Opinion pieces and speeches by EPI staff and associates.
[POSTED TO VIEWPOINTS ON SEPTEMBER 13, 2005.]
Job Slayers or Fact Slayers?
The Wall Street Journal’s flawed argument against raising the minimum wage
By Jeff Chapman
A recent Wall Street Journal lead editorial (“Job Slayers,” August 27, 2005) retreads the worn and discredited argument that raising the state or federal minimum wage significantly decreases job opportunities for low-wage workers. In making this argument, however, the editorial board seems determined to slay the facts; the editorial contains a number of statements that are misleading or false.
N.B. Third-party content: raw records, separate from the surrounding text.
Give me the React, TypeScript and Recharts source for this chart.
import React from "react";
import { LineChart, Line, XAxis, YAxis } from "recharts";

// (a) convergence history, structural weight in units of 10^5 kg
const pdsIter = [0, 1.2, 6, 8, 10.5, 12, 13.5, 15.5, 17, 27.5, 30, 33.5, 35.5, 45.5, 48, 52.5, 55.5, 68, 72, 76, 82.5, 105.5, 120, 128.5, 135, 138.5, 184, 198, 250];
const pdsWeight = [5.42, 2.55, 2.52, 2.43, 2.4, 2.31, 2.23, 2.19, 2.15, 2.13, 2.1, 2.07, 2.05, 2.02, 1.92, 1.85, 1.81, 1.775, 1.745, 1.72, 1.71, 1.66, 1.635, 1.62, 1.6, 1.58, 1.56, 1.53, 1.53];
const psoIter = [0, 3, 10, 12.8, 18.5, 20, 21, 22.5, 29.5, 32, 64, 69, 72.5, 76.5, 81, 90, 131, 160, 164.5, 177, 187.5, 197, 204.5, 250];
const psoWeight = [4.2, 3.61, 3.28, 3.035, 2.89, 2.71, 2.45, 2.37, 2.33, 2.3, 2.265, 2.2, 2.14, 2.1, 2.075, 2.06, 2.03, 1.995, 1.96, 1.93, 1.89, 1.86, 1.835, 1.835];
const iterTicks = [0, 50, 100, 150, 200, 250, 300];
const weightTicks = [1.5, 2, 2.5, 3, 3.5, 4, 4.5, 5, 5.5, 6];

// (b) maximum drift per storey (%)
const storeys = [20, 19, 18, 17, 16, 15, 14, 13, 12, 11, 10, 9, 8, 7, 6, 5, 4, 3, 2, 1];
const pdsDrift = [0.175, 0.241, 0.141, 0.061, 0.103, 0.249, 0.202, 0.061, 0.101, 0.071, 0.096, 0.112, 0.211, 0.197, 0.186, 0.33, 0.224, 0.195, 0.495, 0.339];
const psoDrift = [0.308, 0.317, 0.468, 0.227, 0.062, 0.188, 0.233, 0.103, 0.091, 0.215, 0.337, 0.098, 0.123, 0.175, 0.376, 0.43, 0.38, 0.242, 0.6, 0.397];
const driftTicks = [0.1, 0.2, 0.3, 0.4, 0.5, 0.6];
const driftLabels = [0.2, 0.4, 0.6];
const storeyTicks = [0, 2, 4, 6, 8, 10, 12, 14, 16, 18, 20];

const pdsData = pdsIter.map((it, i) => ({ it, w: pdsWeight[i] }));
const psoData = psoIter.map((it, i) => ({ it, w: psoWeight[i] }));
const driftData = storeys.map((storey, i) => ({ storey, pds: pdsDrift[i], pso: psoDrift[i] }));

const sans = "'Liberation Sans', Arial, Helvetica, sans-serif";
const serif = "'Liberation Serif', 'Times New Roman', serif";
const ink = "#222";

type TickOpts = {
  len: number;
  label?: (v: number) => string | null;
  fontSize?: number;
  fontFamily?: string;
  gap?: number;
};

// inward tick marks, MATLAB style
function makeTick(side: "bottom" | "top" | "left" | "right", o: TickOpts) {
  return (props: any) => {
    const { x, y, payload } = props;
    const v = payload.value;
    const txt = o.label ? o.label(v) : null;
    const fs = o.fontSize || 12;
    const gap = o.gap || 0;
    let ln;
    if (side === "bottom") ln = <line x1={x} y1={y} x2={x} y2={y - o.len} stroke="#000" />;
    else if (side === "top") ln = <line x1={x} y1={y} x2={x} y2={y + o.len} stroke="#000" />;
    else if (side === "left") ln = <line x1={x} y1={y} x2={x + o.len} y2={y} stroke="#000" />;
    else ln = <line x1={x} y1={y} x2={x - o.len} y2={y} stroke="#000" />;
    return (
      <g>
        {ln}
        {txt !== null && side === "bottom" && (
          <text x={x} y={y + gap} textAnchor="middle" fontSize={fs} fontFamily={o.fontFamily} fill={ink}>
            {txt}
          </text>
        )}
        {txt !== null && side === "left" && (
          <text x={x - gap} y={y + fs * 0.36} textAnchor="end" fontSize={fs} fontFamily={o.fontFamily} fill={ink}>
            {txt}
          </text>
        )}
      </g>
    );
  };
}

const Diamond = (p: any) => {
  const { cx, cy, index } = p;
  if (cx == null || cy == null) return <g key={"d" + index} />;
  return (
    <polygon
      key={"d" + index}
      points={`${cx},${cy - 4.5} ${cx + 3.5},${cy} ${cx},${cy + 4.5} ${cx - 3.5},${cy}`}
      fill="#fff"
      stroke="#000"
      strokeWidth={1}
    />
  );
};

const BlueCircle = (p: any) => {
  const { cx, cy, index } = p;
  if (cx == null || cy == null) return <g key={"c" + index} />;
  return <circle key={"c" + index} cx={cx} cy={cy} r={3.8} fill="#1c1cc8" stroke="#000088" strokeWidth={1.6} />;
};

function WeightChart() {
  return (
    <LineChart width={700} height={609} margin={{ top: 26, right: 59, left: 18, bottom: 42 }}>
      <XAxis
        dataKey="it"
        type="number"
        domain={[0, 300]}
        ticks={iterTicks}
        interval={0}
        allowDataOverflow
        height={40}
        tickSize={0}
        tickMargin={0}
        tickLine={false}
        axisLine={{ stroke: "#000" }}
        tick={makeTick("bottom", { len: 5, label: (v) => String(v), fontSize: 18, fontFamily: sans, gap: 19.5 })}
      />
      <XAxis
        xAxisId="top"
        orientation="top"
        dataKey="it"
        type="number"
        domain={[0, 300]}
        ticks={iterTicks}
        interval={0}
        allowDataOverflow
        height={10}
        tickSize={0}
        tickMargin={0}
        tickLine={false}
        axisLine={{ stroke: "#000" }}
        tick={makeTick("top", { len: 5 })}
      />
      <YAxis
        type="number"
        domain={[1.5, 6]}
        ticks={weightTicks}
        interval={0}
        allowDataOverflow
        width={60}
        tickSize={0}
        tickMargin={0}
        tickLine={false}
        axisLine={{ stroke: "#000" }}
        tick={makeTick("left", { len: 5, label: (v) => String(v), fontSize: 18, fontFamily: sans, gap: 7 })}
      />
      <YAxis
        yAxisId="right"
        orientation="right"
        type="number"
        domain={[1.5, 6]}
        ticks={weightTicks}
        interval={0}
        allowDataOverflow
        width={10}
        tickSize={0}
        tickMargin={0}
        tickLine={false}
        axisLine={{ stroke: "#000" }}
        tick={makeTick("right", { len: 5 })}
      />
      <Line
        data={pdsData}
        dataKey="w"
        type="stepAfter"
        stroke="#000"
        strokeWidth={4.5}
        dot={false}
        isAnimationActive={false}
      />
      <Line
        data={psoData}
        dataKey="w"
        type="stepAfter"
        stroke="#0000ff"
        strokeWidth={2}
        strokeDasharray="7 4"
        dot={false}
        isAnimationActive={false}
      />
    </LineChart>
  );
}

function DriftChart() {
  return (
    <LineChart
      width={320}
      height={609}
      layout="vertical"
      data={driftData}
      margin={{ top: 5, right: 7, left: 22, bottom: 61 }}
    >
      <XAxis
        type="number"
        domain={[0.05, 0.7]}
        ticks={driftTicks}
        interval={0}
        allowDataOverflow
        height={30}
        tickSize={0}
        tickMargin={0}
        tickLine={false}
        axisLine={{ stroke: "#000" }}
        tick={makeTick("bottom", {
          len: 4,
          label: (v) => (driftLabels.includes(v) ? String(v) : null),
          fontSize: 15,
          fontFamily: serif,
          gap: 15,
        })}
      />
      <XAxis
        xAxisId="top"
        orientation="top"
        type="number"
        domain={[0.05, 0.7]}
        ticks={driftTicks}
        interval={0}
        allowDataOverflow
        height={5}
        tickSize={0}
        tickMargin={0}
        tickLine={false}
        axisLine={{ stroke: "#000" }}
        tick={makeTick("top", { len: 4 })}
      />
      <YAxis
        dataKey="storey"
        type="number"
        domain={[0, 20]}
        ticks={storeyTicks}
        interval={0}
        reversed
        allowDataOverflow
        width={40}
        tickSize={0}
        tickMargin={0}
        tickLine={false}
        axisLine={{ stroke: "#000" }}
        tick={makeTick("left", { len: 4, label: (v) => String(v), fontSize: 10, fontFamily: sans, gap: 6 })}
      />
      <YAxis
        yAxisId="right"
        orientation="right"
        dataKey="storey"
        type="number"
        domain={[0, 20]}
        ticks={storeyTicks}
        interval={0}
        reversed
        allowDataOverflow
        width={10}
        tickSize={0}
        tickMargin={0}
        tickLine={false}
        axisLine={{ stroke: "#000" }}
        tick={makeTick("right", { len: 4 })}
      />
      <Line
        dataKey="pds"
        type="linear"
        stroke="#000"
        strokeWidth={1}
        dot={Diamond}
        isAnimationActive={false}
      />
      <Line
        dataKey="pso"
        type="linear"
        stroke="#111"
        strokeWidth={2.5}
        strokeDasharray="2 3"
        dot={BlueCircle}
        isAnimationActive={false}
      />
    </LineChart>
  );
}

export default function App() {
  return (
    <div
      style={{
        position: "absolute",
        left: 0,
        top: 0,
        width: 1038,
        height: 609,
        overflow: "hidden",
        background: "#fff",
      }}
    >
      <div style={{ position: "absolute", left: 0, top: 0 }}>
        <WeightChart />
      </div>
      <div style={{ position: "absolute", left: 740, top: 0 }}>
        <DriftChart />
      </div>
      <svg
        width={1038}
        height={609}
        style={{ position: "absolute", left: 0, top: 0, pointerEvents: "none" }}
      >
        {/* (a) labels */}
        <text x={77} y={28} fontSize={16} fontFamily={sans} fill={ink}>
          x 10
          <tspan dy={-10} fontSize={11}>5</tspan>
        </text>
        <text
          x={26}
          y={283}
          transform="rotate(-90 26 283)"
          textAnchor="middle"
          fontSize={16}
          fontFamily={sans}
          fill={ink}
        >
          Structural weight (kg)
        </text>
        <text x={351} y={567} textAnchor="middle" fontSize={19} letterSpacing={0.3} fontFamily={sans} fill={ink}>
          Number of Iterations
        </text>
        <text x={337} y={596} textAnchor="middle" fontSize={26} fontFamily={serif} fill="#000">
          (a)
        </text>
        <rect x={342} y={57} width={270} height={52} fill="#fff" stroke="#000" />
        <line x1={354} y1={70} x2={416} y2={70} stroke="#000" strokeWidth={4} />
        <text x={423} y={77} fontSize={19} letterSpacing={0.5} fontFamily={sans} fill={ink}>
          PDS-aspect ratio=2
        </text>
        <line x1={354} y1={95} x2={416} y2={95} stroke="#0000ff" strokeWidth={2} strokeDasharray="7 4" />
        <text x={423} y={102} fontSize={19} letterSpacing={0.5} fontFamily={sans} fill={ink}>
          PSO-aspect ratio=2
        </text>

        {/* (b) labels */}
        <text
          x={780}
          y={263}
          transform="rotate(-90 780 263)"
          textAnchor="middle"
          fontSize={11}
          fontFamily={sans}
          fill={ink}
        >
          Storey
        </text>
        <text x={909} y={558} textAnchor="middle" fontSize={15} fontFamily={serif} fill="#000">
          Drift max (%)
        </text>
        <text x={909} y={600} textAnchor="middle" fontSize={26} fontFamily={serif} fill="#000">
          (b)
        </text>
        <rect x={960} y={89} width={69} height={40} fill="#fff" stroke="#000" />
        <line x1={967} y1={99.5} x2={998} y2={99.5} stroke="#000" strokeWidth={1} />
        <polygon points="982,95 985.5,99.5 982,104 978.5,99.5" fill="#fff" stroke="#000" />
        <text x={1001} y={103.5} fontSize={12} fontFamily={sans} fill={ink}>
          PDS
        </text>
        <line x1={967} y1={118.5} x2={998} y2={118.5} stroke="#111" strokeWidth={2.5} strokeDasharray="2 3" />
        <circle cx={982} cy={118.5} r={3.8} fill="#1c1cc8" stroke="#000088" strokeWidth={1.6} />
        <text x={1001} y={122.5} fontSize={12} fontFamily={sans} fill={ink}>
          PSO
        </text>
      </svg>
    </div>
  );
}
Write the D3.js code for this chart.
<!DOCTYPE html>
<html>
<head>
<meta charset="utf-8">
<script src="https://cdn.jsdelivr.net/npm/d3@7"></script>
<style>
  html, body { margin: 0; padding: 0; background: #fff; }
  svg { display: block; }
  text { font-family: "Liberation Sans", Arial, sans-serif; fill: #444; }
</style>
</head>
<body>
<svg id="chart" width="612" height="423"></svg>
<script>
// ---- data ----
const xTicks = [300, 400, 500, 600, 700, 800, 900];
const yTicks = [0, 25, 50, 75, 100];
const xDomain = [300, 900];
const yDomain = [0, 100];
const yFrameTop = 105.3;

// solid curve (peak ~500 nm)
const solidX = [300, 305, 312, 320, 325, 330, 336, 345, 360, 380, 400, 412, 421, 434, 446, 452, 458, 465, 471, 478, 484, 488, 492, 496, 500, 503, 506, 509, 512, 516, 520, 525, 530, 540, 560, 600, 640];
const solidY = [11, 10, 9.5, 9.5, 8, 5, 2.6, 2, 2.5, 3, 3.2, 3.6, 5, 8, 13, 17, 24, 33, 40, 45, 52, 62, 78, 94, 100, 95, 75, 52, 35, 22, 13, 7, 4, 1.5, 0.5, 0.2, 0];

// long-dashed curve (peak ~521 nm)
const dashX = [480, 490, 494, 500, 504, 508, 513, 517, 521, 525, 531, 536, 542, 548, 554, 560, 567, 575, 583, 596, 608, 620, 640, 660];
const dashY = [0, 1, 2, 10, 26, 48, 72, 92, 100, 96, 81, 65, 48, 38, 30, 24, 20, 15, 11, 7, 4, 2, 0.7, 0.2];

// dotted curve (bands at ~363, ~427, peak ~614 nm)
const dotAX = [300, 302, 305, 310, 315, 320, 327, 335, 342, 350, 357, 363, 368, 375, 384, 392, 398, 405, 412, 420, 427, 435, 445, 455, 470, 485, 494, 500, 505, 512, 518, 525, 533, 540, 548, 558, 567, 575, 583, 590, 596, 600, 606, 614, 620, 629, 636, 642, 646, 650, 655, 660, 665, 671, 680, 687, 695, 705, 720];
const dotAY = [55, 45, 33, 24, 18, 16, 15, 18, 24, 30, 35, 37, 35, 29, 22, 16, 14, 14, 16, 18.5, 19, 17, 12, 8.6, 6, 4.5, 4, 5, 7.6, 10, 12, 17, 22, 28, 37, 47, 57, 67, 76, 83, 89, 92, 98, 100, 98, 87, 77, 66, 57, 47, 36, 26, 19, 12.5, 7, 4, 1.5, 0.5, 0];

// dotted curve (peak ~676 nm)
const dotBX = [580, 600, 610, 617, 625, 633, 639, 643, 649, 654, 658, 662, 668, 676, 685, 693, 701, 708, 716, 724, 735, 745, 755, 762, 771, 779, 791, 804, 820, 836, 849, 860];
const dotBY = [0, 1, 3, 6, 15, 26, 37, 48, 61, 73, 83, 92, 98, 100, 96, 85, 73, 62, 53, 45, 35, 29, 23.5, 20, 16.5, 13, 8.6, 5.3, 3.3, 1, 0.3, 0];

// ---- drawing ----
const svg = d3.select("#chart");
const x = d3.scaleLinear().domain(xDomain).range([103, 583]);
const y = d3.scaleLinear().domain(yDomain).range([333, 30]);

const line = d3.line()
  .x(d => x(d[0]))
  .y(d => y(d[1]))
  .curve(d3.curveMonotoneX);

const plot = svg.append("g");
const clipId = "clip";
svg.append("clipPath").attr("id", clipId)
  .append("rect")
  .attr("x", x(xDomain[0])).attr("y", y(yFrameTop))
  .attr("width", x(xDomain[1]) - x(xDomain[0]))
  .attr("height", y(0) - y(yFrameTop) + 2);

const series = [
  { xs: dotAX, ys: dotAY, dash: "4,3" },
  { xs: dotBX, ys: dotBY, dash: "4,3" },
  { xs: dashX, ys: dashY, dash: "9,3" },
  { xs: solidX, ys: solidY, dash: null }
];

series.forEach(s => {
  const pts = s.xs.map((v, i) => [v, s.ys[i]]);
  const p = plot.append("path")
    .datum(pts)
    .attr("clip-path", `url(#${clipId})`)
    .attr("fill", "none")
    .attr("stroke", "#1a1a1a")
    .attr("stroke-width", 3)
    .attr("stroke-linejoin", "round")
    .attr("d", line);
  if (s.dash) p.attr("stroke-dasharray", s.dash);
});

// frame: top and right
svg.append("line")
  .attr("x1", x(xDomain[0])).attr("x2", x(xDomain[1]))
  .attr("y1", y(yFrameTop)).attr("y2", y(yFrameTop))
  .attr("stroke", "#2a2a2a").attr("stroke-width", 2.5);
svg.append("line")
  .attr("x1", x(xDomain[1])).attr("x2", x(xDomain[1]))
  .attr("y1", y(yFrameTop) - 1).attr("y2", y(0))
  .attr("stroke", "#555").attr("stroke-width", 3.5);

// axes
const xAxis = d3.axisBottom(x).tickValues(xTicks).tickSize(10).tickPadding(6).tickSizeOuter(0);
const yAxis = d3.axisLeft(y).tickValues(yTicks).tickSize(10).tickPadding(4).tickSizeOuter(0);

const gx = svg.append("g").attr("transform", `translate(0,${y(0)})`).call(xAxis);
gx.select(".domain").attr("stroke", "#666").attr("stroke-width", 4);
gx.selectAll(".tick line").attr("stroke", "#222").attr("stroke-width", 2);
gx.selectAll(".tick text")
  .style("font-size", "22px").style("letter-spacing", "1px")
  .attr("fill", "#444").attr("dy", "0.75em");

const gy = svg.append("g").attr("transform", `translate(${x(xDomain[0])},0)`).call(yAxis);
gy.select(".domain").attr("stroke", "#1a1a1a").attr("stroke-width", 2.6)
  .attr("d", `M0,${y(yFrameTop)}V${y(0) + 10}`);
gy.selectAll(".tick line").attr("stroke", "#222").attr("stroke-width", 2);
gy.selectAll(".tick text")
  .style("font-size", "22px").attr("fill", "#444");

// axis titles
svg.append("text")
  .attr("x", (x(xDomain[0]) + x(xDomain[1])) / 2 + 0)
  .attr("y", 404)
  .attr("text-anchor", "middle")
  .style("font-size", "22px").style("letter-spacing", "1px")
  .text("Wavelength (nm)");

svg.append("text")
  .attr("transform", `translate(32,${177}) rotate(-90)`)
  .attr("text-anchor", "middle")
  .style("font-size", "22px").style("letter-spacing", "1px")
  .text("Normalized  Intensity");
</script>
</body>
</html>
It ascribes a significant part of the problem of high teenage unemployment rates to high state minimum wages (or “maximum folly” according to the editorial). This claim disintegrates, however, under even the most cursory examination. Here’s why. Teenage unemployment rose from 13.1% to 17% between 2000 and 2004. According to the Journal’s argument, the increases in teen unemployment should have been higher in states with higher minimum wages than in those with low minimum wages. What actually happened was the reverse: Teenage unemployment rose 3.4% in the high minimum wage states, compared to 4.2% in the others.
Beyond that specific claim, the Journal’s background “evidence” does not withstand examination either. For one thing, the editorial would have us believe that raising the minimum wage is an idea being drummed up by a few misguided liberal policymakers and advocates. The truth is, it would be difficult to think of a policy that is more widely supported by the public. Earlier this year, the nonpartisan Pew Research Center showed that Americans overwhelmingly support increasing the minimum wage: 82% said it was an important priority and only 6% opposed an increase. Further evidence can be found in Florida and Nevada, both “red” states where in 2004, voters opted for increasing their states’ minimum wages in far greater numbers than they did for President Bush.
Nor do economists view the issue with the monolithic disapproval that the Journal presents. Last fall, 562 economists signed a letter agreeing that “the minimum wage has been an important part of our nation’s economy for 65 years.” Further, they agreed that “as with a federal increase, modest increases in state minimum wages in the range of $1.00 to $2.00 can significantly improve the lives of low-income workers and their families, without the adverse effects that critics have claimed.” The signers included four Nobel Laureates, three of whom have served as presidents of the American Economic Association, the mainstream, economists’ professional association.
Especially egregious, though, is the Journal’s presentation of a group of studies analyzing the 1992 increase in the New Jersey minimum wage. It dismisses the well-regarded work of David Card and Alan Krueger analyzing the impact on the fast food restaurants by pointing out that telephone surveys were used to collect the data. According to the Journal, “When other researchers went back and resampled these establishments, they found widespread errors in the data.” The work of these other researchers (David Neumark and William Wascher) is presented in the editorial as evidence of the job-loss claims. But the Journal pointedly ignores some very important facts about this research. Most significantly, the Neumark and Wascher data were collected using a mix of informal personal contacts by an anti-minimum wage restaurant industry lobbyist’s in-house “think-tank” and a letter from the researchers that tipped-off the restaurants that the purpose of the research was to undermine the Card and Krueger research (Neumark and Wascher 2000, p. 1,395). The quality of the data collected under these circumstances is suspect.
Moreover, when Card and Krueger redid their study using unassailable government data, they found the same result-thus confirming both the reliability of their earlier sample, and, more importantly, their findings–that the New Jersey minimum wage increase had no effect on total employment in that state. Neumark and Wascher acknowledge the findings of this second Card and Krueger study and conclude that using a combination of it and their own study, they could only decisively state that “New Jersey’s minimum wage increase did not raise fast-food employment in that state” (Neumark and Wascher 2000, p. 1,391), hardly the indictment of minimum wages that the Journal would lead the reader to believe.
The Wall Street Journal’s editorial board will, no doubt, continue to recycle their old arguments that minimum wages are “job killers.” However, the body of evidence and public opinion makes that position increasingly untenable. And for good reason: minimum wages are a key part of a broad public policy agenda that seeks to support the efforts of working families to make ends meet.
Jeff Chapman is an economist at the Economic Policy Institute in Washington, D.C.